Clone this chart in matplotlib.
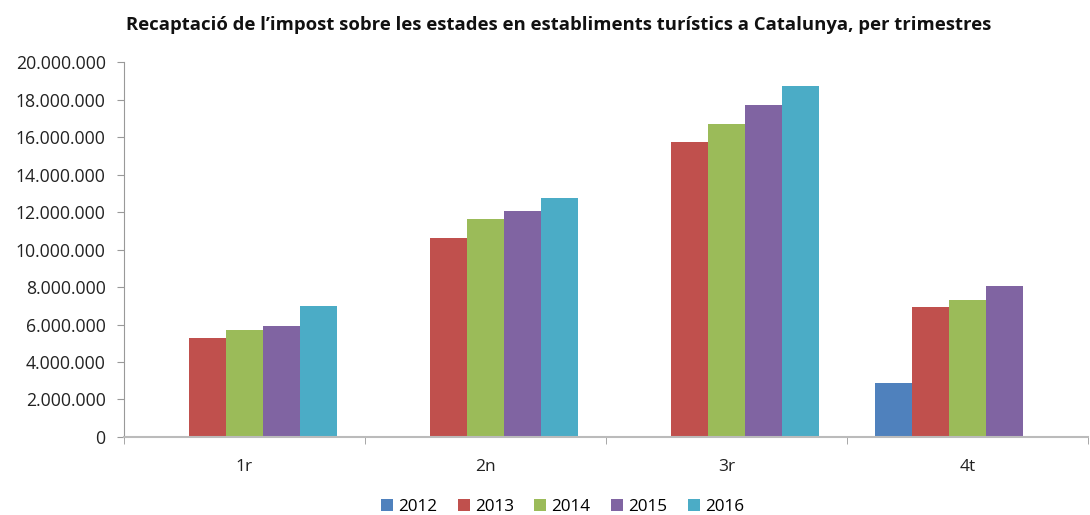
======
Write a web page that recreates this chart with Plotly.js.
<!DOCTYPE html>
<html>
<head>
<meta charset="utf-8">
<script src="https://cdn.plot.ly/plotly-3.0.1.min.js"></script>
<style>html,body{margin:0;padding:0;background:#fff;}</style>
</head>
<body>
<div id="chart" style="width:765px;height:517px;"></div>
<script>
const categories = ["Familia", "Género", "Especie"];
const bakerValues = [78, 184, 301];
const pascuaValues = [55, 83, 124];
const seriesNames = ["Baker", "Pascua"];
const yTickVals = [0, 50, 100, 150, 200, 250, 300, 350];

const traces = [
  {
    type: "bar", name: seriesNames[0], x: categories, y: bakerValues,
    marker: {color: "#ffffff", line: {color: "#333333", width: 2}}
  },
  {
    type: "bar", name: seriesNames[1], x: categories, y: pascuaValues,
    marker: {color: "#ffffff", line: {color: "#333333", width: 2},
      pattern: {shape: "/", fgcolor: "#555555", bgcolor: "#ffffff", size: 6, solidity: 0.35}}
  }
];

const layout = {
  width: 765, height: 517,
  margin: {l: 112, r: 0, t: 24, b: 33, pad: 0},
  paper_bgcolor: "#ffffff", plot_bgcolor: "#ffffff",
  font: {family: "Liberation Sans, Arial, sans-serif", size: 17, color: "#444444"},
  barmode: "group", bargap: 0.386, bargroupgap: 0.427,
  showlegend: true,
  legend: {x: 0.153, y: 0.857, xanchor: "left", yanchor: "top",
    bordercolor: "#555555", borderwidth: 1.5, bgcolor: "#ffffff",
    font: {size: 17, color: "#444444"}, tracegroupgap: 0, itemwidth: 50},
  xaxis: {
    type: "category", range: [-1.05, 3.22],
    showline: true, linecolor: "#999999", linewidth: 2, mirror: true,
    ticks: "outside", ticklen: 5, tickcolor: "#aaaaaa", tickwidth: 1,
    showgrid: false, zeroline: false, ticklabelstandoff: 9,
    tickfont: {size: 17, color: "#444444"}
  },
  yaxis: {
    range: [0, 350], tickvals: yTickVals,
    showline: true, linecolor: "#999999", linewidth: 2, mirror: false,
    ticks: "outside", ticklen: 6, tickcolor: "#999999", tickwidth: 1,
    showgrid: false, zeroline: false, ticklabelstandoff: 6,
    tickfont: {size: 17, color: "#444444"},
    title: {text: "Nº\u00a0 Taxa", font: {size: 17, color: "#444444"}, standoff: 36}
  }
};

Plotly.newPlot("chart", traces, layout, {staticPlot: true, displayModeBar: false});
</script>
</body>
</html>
======
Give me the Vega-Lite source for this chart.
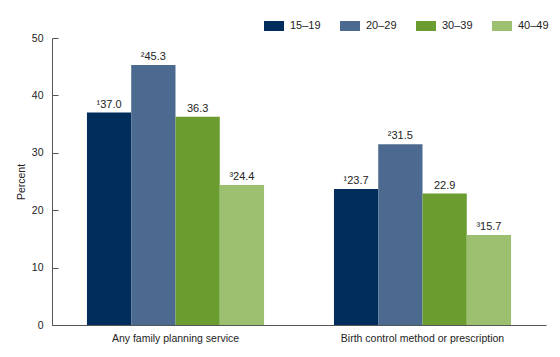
======
## PROMPT
Copy each line of the listing that contains the string "this".

## ANSWER BELOW
Clone this chart in matplotlib.
Write a web page that recreates this chart with Plotly.js.
Give me the Vega-Lite source for this chart.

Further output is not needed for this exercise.